High Performance Computing - Charles Severance [74]
Output Dependencies
The third class of data dependencies, output dependencies, is of particular interest to users of parallel computers, particularly multiprocessors. Output dependencies involve getting the right values to the right variables when all calculations have been completed. Otherwise, an output dependency is violated. The loop below assigns new values to two elements of the vector A with each iteration:
DO I=1,N
A(I) = C(I) * 2.
A(I+2) = D(I) + E
ENDDO
As always, we won’t have any problems if we execute the code sequentially. But if several iterations are performed together, and statements are reordered, then incorrect values can be assigned to the last elements of A. For example, in the naive vectorized equivalent below, A(I+2) takes the wrong value because the assignments occur out of order:
A(I) = C(I) * 2.
A(I+1) = C(I+1) * 2.
A(I+2) = C(I+2) * 2.
A(I+2) = D(I) + E ← Output dependency violated
A(I+3) = D(I+1) + E
A(I+4) = D(I+2) + E
Whether or not you have to worry about output dependencies depends on whether you are actually parallelizing the code. Your compiler will be conscious of the danger, and will be able to generate legal code — and possibly even fast code, if it’s clever enough. But output dependencies occasionally become a problem for programmers.

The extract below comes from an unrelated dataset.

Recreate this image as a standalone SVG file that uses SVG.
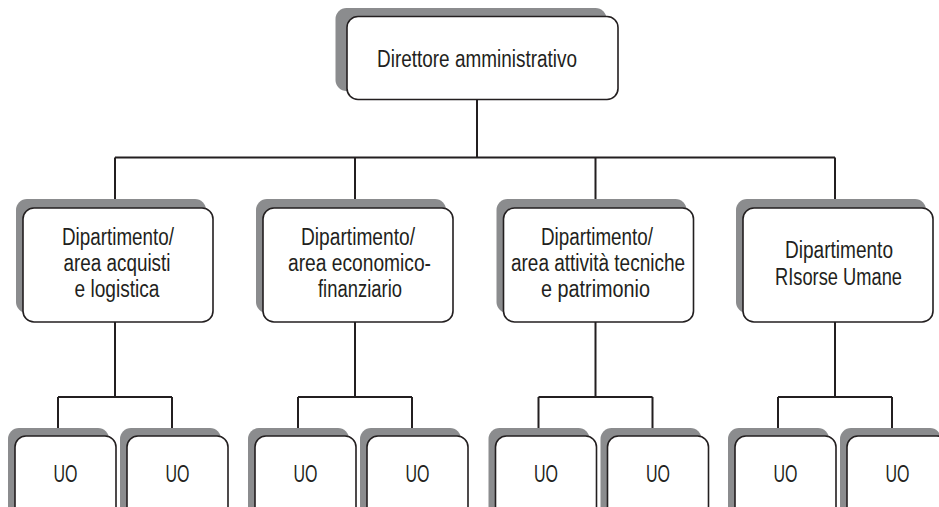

Dependencies Within an Iteration
We have looked at dependencies that cross iteration boundaries but we haven’t looked at dependencies within the same iteration. Consider the following code fragment:
DO I = 1,N
D = B(I) * 17
A(I) = D + 14
ENDDO
When we look at the loop, the variable D has a flow dependency. The second statement cannot start until the first statement has completed. At first glance this might appear to limit parallelism significantly. When we look closer and manually unroll several iterations of the loop, the situation gets worse:
D = B(I) * 17
A(I) = D + 14
D = B(I+1) * 17
A(I+1) = D + 14
D = B(I+2) * 17
A(I+2) = D + 14
Now, the variable D has flow, output, and antidependencies. It looks like this loop has no hope of running in parallel. However, there is a simple solution to this problem at the cost of some extra memory space, using a technique called promoting a scalar to a vector. We define D as an array withN elements and rewrite the code as follows:
DO I = 1,N
D(I) = B(I) * 17
A(I) = D(I) + 14
ENDDO
Now the iterations are all independent and can be run in parallel. Within each iteration, the first statement must run before the second statement.
Reductions
The sum of an array of numbers is one example of a reduction — so called because it reduces a vector to a scalar. The following loop to determine the total of the values in an array certainly looks as though it might be able to be run in parallel:
SUM = 0.0
DO I=1,N
SUM = SUM + A(I)
ENDDO
However, if we perform our unrolling trick, it doesn’t look very parallel:
SUM = SUM + A(I)
SUM = SUM + A(I+1)
SUM = SUM + A(I+2)
This loop also has all three types of dependencies and looks impossible to parallelize. If we are willing to accept the potential effect of rounding, we can add some parallelism to this loop as follows (again we did not add the preconditioning loop):
SUM0 = 0.0
SUM1 = 0.0
SUM2 = 0.0
SUM3 = 0.0
DO I=1,N,4
SUM0 = SUM0 + A(I)
SUM1 = SUM1 + A(I+1)
SUM2 = SUM2 + A(I+2)
SUM3 = SUM3 + A(I+3)
ENDDO
SUM = SUM0 + SUM1 + SUM2 + SUM3
Again, this is not precisely the same computation, but all four partial sums can be computed independently. The partial sums are combined at the end of the loop.
Loops that look for the maximum or minimum elements in an array, or multiply all the elements of an array, are also reductions. Likewise, some of these can be reorganized into partial results, as with the sum, to expose more computations.